#### Written instruction:
Each line from the one containing "Recreate this image" through the one containing "return 1 - y / H" must be echoed exactly, endpoints included, and every other line omitted.
>> begin Record list
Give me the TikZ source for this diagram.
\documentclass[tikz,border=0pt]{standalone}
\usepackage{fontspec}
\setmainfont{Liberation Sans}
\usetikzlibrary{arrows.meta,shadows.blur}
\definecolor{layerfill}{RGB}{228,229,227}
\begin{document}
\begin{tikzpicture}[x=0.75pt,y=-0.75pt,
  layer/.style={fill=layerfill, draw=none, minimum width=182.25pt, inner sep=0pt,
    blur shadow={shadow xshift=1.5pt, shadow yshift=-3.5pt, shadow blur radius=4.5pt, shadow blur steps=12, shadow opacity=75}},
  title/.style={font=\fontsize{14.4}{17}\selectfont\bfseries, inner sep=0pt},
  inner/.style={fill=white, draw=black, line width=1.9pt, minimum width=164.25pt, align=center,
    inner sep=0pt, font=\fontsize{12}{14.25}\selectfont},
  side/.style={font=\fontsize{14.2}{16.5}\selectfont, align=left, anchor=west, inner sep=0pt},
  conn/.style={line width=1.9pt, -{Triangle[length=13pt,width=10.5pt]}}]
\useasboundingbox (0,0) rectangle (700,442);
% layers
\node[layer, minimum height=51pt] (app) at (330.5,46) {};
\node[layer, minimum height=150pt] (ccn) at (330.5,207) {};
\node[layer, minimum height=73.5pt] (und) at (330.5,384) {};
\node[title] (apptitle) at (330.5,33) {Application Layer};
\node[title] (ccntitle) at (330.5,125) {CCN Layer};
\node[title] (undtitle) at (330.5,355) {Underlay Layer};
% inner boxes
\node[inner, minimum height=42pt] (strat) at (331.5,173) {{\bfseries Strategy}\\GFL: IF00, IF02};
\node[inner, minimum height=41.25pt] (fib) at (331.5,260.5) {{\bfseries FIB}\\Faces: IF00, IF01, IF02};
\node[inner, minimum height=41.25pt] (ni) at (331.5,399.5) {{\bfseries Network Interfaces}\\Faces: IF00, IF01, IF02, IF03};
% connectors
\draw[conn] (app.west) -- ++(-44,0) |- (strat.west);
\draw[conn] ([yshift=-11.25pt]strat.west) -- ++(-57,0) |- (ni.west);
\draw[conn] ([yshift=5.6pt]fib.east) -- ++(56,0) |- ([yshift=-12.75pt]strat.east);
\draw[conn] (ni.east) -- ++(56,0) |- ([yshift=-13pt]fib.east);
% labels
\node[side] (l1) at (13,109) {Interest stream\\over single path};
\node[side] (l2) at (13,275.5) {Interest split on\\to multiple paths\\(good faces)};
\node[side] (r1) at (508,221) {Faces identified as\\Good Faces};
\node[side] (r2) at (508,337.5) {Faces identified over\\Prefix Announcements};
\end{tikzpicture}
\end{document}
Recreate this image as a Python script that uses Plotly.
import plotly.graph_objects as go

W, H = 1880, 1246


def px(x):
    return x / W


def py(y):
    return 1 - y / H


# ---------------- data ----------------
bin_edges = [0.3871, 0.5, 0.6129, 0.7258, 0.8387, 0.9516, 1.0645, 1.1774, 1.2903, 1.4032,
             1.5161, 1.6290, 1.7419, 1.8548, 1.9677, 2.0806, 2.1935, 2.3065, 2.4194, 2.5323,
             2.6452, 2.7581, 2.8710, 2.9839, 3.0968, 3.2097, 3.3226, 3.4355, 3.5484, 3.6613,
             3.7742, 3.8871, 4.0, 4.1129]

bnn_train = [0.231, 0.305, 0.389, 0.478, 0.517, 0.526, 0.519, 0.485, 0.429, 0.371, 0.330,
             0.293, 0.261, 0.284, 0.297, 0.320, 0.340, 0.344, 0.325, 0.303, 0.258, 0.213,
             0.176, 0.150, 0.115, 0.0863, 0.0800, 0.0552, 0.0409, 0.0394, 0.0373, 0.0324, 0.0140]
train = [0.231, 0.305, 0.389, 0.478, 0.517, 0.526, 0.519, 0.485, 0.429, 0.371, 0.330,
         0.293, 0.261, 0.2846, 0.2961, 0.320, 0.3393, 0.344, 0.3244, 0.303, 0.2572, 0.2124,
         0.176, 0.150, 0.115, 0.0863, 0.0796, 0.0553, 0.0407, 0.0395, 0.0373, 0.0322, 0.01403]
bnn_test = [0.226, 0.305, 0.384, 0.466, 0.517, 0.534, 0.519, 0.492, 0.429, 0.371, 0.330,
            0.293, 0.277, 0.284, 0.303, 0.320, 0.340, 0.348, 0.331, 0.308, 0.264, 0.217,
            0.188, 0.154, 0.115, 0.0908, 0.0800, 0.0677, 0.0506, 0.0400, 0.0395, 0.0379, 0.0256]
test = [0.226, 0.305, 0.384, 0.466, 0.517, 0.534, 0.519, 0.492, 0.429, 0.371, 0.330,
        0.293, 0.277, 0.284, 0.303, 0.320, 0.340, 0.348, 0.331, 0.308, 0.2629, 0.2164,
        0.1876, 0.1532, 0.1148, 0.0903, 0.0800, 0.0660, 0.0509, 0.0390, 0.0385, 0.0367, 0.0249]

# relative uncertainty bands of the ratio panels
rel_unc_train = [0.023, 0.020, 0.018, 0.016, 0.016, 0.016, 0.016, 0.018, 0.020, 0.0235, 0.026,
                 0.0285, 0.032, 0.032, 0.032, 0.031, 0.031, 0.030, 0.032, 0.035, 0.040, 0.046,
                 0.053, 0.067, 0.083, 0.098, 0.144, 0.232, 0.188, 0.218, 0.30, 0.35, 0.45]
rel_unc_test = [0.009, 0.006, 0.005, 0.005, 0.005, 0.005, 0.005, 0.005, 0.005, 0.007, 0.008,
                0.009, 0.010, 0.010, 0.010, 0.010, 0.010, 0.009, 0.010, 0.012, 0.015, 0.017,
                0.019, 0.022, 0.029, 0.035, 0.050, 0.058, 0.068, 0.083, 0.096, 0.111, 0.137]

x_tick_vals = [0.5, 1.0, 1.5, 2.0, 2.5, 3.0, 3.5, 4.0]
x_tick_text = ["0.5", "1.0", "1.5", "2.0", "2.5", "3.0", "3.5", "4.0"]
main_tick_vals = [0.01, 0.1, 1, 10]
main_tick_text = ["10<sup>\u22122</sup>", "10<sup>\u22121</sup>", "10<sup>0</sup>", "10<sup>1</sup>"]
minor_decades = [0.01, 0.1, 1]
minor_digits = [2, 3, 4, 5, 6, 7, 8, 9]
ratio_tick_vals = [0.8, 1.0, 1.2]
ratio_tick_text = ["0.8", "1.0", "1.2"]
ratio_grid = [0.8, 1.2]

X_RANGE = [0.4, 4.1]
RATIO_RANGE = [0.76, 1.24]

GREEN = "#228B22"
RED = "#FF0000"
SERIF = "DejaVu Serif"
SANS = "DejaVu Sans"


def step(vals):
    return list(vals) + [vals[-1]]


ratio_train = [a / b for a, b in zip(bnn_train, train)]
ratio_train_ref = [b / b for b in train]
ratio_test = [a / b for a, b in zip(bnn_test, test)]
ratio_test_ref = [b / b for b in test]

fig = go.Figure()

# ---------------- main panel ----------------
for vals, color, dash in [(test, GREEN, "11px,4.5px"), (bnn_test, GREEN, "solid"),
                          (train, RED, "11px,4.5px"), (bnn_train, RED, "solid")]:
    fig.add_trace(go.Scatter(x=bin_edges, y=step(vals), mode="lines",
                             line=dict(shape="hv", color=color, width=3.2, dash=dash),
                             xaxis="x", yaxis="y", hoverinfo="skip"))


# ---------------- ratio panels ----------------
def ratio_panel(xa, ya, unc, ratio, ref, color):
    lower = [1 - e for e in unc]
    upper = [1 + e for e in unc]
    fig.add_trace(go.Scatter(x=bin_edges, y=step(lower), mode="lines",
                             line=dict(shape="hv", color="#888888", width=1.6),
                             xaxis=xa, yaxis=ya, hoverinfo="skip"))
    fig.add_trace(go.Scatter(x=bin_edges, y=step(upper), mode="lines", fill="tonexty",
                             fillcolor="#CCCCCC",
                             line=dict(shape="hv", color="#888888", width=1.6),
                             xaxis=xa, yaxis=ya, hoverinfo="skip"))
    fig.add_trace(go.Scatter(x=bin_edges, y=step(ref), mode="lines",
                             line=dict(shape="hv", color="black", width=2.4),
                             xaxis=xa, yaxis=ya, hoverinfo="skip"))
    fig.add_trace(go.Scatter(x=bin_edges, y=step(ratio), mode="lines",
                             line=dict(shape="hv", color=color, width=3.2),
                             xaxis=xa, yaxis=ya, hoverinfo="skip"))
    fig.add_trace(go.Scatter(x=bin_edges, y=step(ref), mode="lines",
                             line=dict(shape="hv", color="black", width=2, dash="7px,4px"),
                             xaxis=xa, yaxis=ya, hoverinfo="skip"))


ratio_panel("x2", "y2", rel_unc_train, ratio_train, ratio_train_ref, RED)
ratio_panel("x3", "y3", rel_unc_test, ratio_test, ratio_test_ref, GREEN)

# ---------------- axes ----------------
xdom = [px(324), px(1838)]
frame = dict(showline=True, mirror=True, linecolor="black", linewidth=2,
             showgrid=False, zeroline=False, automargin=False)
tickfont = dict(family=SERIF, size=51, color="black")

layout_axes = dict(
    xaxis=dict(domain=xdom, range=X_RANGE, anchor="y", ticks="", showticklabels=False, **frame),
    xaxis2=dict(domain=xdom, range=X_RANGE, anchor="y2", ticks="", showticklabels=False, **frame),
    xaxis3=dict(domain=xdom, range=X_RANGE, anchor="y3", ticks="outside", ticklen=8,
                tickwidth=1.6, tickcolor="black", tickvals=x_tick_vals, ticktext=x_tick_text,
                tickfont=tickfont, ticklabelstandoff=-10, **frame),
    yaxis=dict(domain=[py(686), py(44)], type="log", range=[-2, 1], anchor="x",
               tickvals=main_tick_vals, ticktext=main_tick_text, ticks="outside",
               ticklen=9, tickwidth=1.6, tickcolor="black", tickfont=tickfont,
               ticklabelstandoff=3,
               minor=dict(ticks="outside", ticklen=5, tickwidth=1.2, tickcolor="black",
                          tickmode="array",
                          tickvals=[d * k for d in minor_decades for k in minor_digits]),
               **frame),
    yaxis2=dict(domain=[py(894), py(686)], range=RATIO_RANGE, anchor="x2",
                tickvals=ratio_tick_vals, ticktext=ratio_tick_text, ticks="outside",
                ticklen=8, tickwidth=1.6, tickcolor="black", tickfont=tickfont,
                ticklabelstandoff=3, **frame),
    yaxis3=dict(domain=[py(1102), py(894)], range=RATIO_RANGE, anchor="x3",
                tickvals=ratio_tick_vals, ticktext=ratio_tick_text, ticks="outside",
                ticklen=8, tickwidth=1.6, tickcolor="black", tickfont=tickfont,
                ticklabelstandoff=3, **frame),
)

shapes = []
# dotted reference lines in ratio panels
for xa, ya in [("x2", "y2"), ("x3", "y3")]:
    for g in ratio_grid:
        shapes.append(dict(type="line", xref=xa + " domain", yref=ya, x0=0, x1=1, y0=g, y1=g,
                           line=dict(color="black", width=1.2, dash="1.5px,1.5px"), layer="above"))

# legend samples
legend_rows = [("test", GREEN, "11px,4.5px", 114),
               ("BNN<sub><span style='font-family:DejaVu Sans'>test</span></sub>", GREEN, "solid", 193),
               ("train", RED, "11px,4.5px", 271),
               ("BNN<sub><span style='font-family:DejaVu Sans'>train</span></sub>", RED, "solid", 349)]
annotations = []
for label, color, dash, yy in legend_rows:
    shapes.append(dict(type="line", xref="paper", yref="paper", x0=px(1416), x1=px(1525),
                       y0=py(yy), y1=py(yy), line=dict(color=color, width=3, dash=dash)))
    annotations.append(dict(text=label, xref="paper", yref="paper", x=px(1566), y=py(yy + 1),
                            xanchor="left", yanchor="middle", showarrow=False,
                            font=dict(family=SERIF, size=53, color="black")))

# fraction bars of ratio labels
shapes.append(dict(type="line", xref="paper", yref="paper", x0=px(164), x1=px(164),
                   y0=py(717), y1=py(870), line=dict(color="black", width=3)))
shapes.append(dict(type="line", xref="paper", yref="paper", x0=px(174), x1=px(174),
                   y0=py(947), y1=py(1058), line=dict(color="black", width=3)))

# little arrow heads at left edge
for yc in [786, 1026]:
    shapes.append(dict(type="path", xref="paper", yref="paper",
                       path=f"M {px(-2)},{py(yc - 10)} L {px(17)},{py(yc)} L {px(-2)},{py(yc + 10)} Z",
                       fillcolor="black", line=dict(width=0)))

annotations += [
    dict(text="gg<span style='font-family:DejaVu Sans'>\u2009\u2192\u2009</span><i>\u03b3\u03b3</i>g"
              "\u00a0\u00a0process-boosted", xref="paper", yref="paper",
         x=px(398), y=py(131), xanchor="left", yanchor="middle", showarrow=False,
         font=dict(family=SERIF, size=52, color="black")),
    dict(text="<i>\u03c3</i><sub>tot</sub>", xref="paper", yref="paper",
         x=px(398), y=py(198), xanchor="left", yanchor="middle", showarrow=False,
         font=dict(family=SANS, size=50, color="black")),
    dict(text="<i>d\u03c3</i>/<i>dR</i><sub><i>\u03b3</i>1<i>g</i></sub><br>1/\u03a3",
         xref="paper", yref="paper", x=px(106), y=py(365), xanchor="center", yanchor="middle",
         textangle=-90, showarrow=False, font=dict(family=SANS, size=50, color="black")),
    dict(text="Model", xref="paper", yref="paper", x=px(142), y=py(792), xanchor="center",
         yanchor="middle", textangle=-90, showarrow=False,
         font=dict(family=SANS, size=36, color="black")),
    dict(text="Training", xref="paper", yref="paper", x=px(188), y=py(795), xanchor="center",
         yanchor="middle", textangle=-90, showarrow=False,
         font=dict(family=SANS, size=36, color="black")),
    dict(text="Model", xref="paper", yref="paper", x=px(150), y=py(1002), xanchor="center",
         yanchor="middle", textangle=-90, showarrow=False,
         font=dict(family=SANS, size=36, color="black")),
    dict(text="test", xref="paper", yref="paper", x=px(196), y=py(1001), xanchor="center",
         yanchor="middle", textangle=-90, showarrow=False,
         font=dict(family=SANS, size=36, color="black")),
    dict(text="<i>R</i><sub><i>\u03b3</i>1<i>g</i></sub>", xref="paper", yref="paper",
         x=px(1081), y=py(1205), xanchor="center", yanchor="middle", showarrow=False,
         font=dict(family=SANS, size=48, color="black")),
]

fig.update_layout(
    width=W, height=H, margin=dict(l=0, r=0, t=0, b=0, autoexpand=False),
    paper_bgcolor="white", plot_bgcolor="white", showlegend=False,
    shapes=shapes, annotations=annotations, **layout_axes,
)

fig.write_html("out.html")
>> end Record list
#### Solution for this exercise:
Recreate this image as a Python script that uses Plotly.
import plotly.graph_objects as go

W, H = 1880, 1246


def px(x):
    return x / W


def py(y):
    return 1 - y / H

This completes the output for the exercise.